→ INSTRUCTION
Locate the line that contains "Reproduce this chart" in the entries below, then repeat it and every following line through the line that contains "const Y_RANGE = [-20, 140, 20];", exactly, and no others.

→ SUPPLIED ENTRIES

----

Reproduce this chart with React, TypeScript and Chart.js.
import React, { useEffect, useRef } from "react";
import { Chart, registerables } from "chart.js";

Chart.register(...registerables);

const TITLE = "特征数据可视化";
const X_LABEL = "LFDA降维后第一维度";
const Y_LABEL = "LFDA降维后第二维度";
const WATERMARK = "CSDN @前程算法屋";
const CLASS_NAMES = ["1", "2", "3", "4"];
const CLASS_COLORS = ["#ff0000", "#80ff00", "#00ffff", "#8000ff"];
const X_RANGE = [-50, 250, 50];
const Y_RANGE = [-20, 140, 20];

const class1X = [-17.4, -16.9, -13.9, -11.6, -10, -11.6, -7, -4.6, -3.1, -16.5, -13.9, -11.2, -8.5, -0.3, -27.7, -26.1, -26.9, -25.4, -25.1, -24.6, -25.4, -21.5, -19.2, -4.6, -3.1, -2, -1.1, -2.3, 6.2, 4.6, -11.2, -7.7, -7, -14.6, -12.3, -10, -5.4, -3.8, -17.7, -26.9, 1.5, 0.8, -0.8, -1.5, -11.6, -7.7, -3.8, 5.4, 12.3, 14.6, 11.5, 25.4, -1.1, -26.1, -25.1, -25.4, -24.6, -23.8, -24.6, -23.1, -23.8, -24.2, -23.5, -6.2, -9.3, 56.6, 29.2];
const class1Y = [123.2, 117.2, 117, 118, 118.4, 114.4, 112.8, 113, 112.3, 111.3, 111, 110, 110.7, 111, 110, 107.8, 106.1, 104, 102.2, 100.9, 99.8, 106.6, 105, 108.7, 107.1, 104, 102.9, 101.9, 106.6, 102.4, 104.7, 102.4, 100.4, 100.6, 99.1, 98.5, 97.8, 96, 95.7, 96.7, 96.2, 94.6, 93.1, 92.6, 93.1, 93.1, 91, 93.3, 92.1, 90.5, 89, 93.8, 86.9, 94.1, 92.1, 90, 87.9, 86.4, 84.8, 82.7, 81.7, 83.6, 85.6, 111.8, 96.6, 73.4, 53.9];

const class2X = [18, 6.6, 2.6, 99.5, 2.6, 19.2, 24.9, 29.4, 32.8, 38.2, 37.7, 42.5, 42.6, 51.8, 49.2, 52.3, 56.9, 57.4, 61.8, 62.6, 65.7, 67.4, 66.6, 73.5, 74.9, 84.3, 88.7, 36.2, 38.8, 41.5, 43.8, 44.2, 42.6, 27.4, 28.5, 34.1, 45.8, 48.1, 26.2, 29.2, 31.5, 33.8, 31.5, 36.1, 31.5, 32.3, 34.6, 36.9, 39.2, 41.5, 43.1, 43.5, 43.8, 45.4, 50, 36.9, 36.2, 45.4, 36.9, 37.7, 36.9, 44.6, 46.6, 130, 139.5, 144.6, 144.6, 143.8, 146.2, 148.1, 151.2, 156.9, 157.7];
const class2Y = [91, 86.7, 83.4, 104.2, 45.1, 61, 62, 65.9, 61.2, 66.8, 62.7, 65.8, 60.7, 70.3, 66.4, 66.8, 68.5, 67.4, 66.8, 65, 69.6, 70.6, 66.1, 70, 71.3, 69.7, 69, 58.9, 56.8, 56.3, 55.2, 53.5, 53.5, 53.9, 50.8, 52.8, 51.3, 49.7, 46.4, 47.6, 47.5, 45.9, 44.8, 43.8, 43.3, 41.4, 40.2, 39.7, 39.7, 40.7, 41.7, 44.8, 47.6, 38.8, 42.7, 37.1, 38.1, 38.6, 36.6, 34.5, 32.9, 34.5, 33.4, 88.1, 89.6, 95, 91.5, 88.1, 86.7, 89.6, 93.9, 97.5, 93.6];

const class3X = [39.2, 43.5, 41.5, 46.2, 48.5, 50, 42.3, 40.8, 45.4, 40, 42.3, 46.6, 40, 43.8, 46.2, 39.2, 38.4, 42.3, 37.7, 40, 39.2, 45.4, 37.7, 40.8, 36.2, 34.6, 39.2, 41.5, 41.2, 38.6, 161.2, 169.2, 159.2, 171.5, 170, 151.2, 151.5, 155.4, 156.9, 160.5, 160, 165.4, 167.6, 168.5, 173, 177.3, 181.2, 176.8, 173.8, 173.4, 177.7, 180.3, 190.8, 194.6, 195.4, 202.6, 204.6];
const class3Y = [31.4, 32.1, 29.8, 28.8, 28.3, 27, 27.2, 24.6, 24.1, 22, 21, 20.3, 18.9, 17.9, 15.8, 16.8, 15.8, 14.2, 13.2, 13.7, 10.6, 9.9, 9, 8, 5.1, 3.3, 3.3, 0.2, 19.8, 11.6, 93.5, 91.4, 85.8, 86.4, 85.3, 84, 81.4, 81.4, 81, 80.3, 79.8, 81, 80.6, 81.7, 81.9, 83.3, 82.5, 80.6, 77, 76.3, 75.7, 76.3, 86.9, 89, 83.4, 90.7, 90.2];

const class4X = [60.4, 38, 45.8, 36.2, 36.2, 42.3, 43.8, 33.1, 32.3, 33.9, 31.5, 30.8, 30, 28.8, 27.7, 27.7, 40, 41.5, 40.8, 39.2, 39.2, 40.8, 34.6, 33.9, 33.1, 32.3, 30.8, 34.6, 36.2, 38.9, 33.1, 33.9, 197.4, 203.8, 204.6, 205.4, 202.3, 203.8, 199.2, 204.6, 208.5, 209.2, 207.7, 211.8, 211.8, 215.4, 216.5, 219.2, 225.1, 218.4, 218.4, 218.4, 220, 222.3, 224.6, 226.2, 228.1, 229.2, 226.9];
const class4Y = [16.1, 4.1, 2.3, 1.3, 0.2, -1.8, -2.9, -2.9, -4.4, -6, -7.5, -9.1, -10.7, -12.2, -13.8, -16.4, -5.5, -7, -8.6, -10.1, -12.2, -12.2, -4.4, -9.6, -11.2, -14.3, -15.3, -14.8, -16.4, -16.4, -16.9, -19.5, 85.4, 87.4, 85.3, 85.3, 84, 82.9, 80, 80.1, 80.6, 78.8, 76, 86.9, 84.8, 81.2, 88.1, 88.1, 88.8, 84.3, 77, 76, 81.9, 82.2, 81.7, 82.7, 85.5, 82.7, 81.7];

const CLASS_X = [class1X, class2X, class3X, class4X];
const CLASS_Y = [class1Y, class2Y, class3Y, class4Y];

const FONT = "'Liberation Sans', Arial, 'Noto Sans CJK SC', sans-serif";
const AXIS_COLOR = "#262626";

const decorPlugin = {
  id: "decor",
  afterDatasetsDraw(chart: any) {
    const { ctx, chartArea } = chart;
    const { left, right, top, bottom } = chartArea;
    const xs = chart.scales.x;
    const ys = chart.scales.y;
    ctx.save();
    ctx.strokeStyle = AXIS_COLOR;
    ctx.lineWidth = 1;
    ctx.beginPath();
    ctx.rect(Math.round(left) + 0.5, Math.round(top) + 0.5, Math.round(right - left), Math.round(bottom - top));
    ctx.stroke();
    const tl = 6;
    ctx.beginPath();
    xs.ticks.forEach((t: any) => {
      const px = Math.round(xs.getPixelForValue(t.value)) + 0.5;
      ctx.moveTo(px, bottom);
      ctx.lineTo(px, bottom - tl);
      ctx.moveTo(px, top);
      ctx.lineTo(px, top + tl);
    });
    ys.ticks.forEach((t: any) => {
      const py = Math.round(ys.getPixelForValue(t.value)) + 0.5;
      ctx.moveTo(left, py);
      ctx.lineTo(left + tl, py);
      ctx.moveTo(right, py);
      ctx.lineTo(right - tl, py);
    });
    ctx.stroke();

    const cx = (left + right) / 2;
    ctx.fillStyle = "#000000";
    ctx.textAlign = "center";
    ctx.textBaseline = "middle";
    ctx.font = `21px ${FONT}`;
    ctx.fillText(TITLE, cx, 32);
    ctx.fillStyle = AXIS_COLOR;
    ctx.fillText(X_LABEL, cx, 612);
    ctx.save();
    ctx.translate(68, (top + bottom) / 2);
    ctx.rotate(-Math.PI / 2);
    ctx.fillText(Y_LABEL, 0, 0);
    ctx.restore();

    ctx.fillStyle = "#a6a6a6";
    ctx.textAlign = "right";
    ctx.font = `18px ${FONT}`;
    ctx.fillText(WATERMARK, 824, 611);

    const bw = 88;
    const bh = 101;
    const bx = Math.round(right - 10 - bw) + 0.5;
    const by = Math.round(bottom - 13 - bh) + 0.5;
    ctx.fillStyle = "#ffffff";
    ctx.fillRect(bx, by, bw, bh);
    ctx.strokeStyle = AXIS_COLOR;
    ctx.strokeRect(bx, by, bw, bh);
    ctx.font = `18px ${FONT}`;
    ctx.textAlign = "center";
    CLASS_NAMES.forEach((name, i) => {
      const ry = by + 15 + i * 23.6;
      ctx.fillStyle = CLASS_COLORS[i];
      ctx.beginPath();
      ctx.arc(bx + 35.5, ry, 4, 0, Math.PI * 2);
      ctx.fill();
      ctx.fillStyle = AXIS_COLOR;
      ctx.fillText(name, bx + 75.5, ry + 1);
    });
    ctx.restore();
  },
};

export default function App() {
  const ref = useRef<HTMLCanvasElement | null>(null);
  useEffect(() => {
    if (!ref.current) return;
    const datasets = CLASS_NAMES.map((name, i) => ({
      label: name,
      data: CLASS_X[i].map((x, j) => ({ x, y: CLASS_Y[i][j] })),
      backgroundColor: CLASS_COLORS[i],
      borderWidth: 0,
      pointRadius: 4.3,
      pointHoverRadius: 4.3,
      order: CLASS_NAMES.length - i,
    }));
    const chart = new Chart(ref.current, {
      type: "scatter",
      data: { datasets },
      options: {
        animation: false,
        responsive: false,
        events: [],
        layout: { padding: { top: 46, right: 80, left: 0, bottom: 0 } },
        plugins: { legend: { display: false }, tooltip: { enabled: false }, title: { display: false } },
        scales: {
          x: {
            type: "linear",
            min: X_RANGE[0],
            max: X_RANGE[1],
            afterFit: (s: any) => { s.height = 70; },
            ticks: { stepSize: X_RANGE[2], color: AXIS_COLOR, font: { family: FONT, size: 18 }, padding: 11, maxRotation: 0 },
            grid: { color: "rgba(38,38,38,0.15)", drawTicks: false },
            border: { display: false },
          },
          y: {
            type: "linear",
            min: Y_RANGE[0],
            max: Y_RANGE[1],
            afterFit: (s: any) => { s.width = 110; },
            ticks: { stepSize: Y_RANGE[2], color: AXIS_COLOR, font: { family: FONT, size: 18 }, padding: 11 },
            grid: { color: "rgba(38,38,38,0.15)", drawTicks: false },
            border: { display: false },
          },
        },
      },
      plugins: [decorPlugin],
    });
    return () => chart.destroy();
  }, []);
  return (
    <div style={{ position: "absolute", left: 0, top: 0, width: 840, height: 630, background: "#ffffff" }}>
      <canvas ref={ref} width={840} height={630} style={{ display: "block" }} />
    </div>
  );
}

----

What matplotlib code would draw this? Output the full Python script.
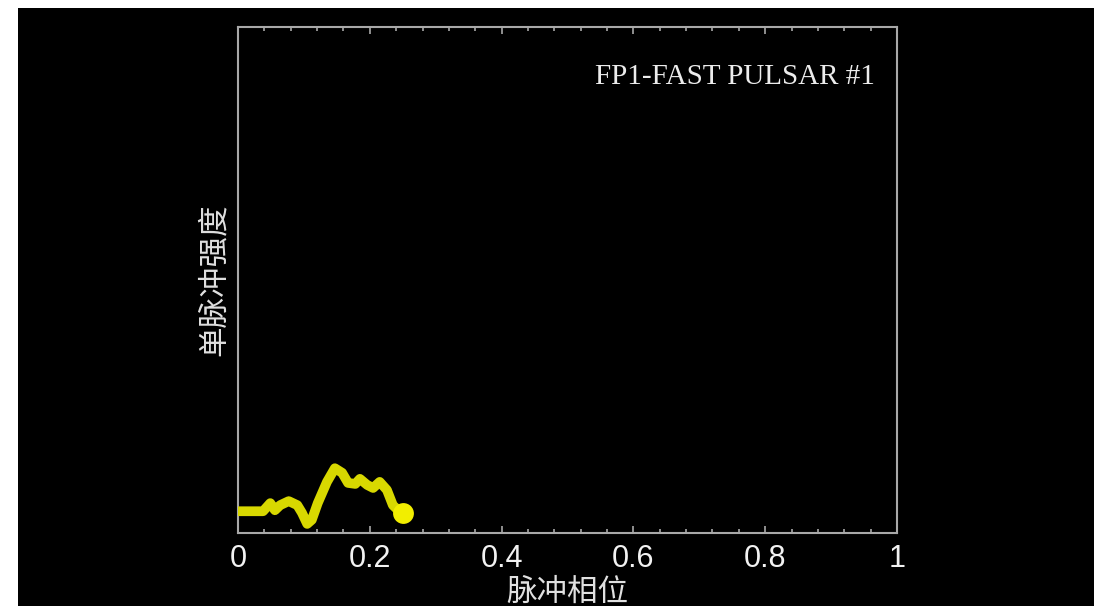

----

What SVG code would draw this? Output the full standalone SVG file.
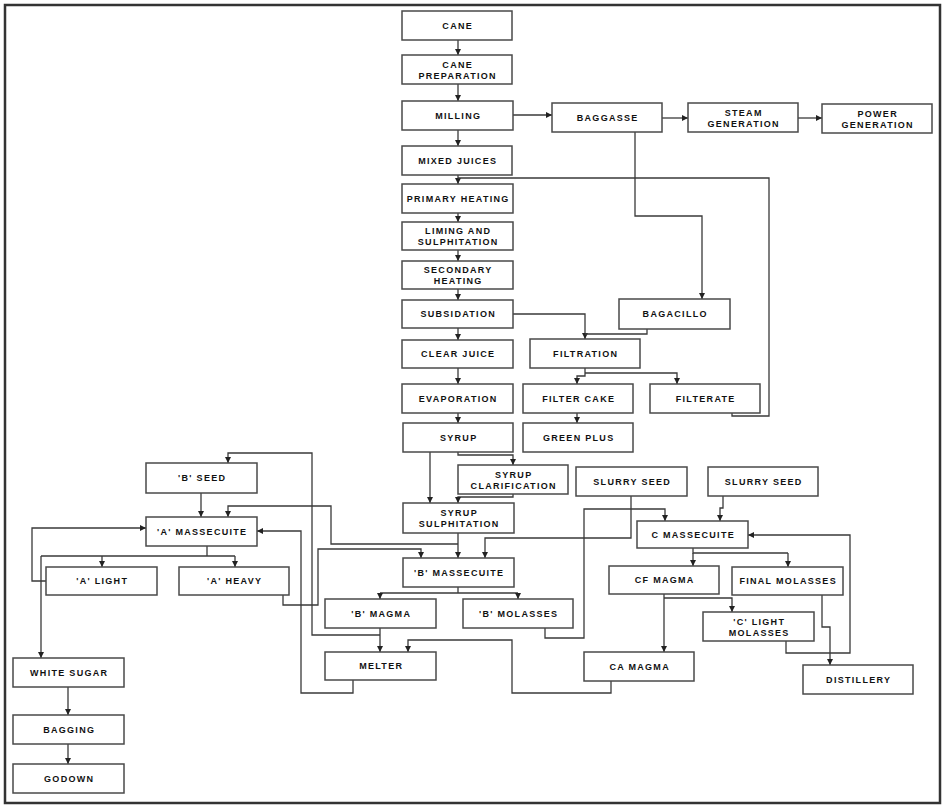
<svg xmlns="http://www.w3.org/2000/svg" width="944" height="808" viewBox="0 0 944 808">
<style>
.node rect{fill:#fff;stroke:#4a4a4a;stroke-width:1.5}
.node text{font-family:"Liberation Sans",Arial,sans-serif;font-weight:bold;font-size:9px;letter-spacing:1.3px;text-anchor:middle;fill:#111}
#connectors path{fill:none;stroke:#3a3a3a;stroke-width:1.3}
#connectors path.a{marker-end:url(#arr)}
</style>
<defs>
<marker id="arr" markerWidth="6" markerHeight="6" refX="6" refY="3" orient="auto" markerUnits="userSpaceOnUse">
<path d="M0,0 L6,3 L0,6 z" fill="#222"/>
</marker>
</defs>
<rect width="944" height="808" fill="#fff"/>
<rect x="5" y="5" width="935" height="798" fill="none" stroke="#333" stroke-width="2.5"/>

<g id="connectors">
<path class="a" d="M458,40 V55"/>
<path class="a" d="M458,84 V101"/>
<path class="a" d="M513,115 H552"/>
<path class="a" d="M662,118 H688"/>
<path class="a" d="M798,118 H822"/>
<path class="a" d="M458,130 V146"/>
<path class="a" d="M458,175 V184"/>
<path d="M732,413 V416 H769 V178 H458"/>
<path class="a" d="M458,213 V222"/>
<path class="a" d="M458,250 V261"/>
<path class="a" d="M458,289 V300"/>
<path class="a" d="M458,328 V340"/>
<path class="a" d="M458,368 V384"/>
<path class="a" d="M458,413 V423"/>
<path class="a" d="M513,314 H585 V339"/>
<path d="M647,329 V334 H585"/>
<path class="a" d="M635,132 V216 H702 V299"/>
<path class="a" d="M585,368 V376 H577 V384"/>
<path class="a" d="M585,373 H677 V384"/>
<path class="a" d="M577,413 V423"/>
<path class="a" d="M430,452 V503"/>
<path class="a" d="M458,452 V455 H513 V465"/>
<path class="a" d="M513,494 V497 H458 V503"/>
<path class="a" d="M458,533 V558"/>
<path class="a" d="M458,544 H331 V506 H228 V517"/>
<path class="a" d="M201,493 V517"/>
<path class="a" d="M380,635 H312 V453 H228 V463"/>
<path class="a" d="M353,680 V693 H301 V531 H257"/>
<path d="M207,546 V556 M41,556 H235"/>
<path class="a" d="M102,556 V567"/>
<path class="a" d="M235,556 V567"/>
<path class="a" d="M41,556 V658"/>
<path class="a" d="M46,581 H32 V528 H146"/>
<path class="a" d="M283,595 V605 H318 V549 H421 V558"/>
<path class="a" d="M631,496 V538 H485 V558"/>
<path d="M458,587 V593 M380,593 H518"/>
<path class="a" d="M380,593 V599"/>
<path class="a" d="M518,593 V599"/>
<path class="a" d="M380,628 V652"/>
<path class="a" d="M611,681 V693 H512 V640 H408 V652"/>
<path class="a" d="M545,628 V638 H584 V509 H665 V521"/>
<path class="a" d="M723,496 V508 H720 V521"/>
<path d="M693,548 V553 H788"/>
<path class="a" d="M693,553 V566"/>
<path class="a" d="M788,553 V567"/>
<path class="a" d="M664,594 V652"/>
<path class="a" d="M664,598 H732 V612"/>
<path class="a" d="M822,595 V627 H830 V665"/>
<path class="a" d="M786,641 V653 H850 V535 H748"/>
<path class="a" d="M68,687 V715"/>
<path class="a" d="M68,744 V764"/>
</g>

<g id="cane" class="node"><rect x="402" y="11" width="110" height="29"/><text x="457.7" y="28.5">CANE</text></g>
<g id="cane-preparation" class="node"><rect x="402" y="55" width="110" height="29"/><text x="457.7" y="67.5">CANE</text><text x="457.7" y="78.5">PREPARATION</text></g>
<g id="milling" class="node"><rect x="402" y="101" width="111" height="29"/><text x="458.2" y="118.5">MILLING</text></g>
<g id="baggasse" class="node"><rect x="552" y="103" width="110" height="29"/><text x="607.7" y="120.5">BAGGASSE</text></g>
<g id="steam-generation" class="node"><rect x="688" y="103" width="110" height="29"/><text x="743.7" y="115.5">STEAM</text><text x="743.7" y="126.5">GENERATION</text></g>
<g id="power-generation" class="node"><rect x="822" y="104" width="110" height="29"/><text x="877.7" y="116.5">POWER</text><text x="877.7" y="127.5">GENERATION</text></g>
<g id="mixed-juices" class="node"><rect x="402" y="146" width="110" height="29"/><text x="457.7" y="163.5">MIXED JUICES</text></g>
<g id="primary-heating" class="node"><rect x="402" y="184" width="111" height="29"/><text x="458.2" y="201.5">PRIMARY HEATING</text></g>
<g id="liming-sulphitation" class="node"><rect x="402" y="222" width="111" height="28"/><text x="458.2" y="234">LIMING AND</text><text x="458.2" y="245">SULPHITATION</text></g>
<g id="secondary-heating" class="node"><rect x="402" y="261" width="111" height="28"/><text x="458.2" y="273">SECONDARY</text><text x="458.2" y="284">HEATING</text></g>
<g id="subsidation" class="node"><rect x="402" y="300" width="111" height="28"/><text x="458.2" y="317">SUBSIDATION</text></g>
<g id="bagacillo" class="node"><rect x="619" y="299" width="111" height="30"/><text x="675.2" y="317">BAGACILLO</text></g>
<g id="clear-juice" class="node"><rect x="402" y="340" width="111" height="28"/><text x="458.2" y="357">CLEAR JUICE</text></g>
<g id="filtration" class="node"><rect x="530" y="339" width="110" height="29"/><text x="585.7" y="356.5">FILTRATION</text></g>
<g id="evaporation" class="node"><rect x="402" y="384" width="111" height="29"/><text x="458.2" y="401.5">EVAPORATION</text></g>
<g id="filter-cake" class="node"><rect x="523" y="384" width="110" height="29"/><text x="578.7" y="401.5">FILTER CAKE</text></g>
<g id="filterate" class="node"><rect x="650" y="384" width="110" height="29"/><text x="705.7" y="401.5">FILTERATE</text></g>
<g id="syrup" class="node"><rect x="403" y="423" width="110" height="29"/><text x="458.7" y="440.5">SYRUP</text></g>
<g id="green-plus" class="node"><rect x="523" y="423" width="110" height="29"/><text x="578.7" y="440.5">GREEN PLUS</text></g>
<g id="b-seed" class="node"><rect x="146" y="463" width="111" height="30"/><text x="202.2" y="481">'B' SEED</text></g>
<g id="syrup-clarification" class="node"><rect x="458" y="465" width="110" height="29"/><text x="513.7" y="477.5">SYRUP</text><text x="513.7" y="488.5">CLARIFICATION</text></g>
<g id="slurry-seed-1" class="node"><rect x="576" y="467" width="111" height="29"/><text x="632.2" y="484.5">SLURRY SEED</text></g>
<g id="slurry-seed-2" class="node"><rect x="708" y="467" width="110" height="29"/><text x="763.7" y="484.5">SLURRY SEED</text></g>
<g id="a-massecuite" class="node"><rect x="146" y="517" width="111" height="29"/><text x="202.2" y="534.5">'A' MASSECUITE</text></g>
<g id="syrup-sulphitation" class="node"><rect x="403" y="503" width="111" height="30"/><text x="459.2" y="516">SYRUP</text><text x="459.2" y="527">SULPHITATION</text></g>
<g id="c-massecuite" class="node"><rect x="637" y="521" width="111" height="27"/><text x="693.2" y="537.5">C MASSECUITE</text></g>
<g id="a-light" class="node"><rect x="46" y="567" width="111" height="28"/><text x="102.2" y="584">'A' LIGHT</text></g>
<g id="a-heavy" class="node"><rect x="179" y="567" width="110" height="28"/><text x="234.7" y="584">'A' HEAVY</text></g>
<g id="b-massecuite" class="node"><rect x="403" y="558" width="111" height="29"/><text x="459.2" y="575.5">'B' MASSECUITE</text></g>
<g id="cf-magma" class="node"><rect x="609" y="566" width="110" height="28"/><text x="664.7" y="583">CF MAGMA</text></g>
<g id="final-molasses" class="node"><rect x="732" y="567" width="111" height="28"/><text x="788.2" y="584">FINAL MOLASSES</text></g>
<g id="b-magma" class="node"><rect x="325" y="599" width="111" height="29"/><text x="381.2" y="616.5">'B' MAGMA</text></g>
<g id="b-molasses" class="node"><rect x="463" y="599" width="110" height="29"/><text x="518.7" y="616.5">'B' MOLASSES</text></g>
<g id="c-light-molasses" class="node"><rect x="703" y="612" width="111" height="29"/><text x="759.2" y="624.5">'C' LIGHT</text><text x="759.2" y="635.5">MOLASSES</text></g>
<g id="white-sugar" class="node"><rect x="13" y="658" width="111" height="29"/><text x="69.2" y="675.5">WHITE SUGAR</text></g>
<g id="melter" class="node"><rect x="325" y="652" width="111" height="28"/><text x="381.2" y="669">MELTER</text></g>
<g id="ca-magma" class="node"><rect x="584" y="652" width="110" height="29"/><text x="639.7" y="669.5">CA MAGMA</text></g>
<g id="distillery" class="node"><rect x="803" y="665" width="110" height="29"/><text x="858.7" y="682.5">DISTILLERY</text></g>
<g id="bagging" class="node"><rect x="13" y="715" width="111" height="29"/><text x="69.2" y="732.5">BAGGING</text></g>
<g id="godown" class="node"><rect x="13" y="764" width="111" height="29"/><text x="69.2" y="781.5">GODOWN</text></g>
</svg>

----

→ SOLVED PROBLEM
Reproduce this chart with React, TypeScript and Chart.js.
import React, { useEffect, useRef } from "react";
import { Chart, registerables } from "chart.js";

Chart.register(...registerables);

const TITLE = "特征数据可视化";
const X_LABEL = "LFDA降维后第一维度";
const Y_LABEL = "LFDA降维后第二维度";
const WATERMARK = "CSDN @前程算法屋";
const CLASS_NAMES = ["1", "2", "3", "4"];
const CLASS_COLORS = ["#ff0000", "#80ff00", "#00ffff", "#8000ff"];
const X_RANGE = [-50, 250, 50];
const Y_RANGE = [-20, 140, 20];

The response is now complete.